Down south, Breece and Branham had only five engines for the south branch to which they had been assigned.
"As a firefighter, you have a lot of ownership," says Breece, who's been with the department for 23 years. "You have that feeling that you know you can make a difference and you want to make a difference. The issue became we didn't have the resources to commit to that. There were too many structures [burning] at both ends [of Parkside], so we couldn't safely put anyone in there to stop that."
Then about 8 or 8:30 p.m., Schanel, Breece and Branham got lucky. The U.S. Forest Service released hot shot teams, and engines arrived in the firefight. "By policy they're not supposed to engage structures directly," Schanel says, since wildland firefighting and structure firefighting demand such different training and equipment. "I said, 'I know this isn't your environment, but can you help?' They said, 'Yeah, we're here to help.'"
Schanel directed the big engines to hook to hydrants, a risk when fire is actively spotting and could trap firefighters. He used the lighter-weight Forest Service trucks to protect the rear and ordered the small trucks and hand crews to squelch spot fires, cut burning decks from homes, and catch burning trees.
"If they had not been there, we wouldn't have held the fire. It would have been impossible," Schanel says. "There were too many spots going on, too many ignitions, too much leapfrogging over us. When they showed up it was like a godsend. We were losing the battle. We were trying as best could, but we were just limited in resources."

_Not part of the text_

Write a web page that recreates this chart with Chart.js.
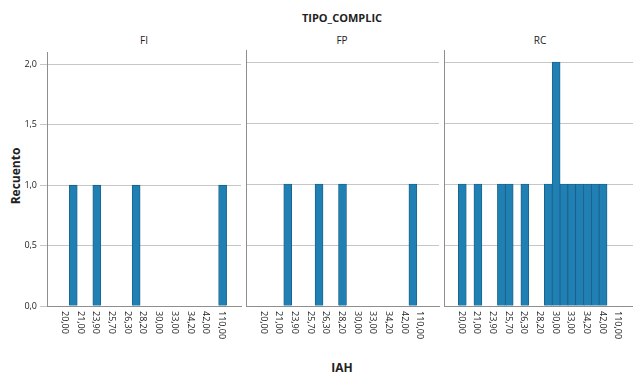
<!doctype html>
<html>
<head>
    <title>TIPO_COMPLIC - IAH</title>
    <script src="https://cdn.jsdelivr.net/npm/chart.js"></script>
    <style>
        body { margin: 0; width: 633px; height: 374px; overflow: hidden; background: #fff; position: relative; font-family: "Open Sans", sans-serif; color: #222; }
        .texto { position: absolute; transform: translate(-50%, -50%); white-space: nowrap; }
        .negrita { font-weight: bold; }
        canvas { position: absolute; top: 44px; }
    </style>
</head>
<body>

    <!-- Títulos -->
    <div class="texto negrita" style="left: 342px; top: 17px; font-size: 11px;">TIPO_COMPLIC</div>
    <div class="texto" style="left: 144px; top: 40px; font-size: 10px;">FI</div>
    <div class="texto" style="left: 342px; top: 40px; font-size: 10px;">FP</div>
    <div class="texto" style="left: 540px; top: 40px; font-size: 10px;">RC</div>
    <div class="texto negrita" style="left: 15px; top: 176px; font-size: 12px; transform: translate(-50%, -50%) rotate(-90deg);">Recuento</div>
    <div class="texto negrita" style="left: 342px; top: 367px; font-size: 12px;">IAH</div>

    <canvas id="panelFI" width="243" height="300" style="left: 0px;"></canvas>
    <canvas id="panelFP" width="195" height="300" style="left: 246px;"></canvas>
    <canvas id="panelRC" width="195" height="300" style="left: 444px;"></canvas>

    <script>
        // Valores de IAH (solo se muestra una etiqueta de cada dos)
        var categorias = ['20,00', '20,60', '21,00', '22,00', '23,90', '24,50', '25,70', '26,00', '26,30', '27,00',
                          '28,20', '29,00', '30,00', '31,50', '33,00', '34,00', '34,20', '38,00', '42,00', '45,00', '110,00'];

        // Recuento por panel (TIPO_COMPLIC)
        var recuentoFI = [0, 1, 0, 0, 1, 0, 0, 0, 0, 1, 0, 0, 0, 0, 0, 0, 0, 0, 0, 0, 1];
        var recuentoFP = [0, 0, 0, 1, 0, 0, 0, 1, 0, 0, 1, 0, 0, 0, 0, 0, 0, 0, 0, 1, 0];
        var recuentoRC = [1, 0, 1, 0, 0, 1, 1, 0, 1, 0, 0, 1, 2, 1, 1, 1, 1, 1, 1, 0, 0];

        // Marcas del eje Y
        var marcasY = [0, 0.5, 1, 1.5, 2];

        var colorRejilla = '#c6c6c6';
        var colorEje = '#8e8e8e';

        // Etiquetas del eje X giradas 90 grados (se leen de arriba abajo)
        var etiquetasX = {
            id: 'etiquetasX',
            afterDraw(chart) {
                var ctx = chart.ctx;
                var escala = chart.scales.x;
                ctx.save();
                ctx.font = '9px "Open Sans"';
                ctx.fillStyle = '#222';
                ctx.textAlign = 'left';
                ctx.textBaseline = 'middle';
                categorias.forEach((cat, i) => {
                    if (i % 2 == 1) return;
                    ctx.save();
                    ctx.translate(escala.getPixelForValue(i) - 1, escala.bottom + 5);
                    ctx.rotate(Math.PI / 2);
                    ctx.fillText(cat, 0, 0);
                    ctx.restore();
                });
                ctx.restore();
            }
        };

        function crearPanel(id, recuento, conEtiquetasY) {
            return new Chart(document.getElementById(id), {
                type: 'bar',
                data: {
                    datasets: [{
                        data: recuento.map((v, i) => ({ x: i, y: v || null })),
                        backgroundColor: '#2080b4',
                        borderColor: '#1a5b80',
                        borderWidth: 0.8,
                        borderSkipped: 'start',
                        inflateAmount: 0.4,
                        barPercentage: 1,
                        categoryPercentage: 1
                    }]
                },
                options: {
                    responsive: false,
                    animation: false,
                    layout: { padding: { top: 6, right: 2, bottom: 38, left: 0 } },
                    plugins: { legend: { display: false }, tooltip: { enabled: false } },
                    scales: {
                        x: {
                            type: 'linear',
                            min: -1.75,
                            max: 21.75,
                            afterBuildTicks: (s) => { s.ticks = categorias.map((c, i) => ({ value: i })); },
                            grid: { display: false, drawTicks: false },
                            border: { display: true, color: colorEje, width: 1 },
                            ticks: { display: false }
                        },
                        y: {
                            min: 0,
                            max: 2.1,
                            afterBuildTicks: (s) => { s.ticks = marcasY.map(v => ({ value: v })); },
                            afterFit: (s) => { s.width = conEtiquetasY ? 47 : 0; },
                            grid: { color: colorRejilla, lineWidth: 1, drawTicks: conEtiquetasY, tickLength: 7 },
                            border: { display: true, color: colorEje, width: 1 },
                            ticks: {
                                display: conEtiquetasY,
                                padding: 3,
                                color: '#222',
                                font: { family: 'Open Sans', size: 9 },
                                callback: (v) => v.toFixed(1).replace('.', ',')
                            }
                        }
                    }
                },
                plugins: [etiquetasX]
            });
        }

        crearPanel('panelFI', recuentoFI, true);
        crearPanel('panelFP', recuentoFP, false);
        crearPanel('panelRC', recuentoRC, false);
    </script>
</body>
</html>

Breece says the Forest Service doubled his number of engines to 10 — all he had until Pueblo County Fire arrived at 11 p.m. with more. Finally, at the height of the firefight, 70 engines stationed throughout the subdivision pumped water at a rate ranging from 500 to 1,250 gallons per minute, Schanel says.
In the end, Parkside would lose 141 homes. Schanel's crew, though, would save all but 18 homes total on Rossmere and Linger. And two roads where Breece resolved to make a stand, Wilson Road and Champagne Drive, together lost just 14.
'How you learn'
During the firefight, Schanel says, communications faltered. Various agencies used incompatible radios and frequencies, he says; even Springs firefighters weren't able to reach a commander, fire reports show. Schanel blames part of the Springs problem on some 50 to 60 transmissions per minute flooding the radios.
In addition, mutual aid engines drove into the fire without checking in, and some Springs firefighters were confused about who, if anyone, was the commander.
"There were people who were without leadership initially," he says. "Not only did it race way past our capability, it raced way past our experience level to manage it.
"I'll be honest with you," Schanel says, "at one point, I really thought some firefighters were going to be badly injured. That's a scary premise. These people will do anything for us. I thought, 'We have to stop it, and if we don't stop it, there's nobody else left.'"
Looking back on it now, he hopes the situation triggers better preparation.
"I hope we can all come together in a room and work things out for the future," he says. "That's how you learn. From a systems picture, this was pretty new to everybody. Not to give people excuses, but when a community is insulted with something of such magnitude, we are more vulnerable than we thought. I think for the future we should pay attention to what Mother Nature is telling us and plan better."
For him, the scramble only let up when dawn broke over the smoldering heaps of 345 homes, and he thought to grab some water.
"I was running on adrenaline," he says. "I never remember being this tired in my life."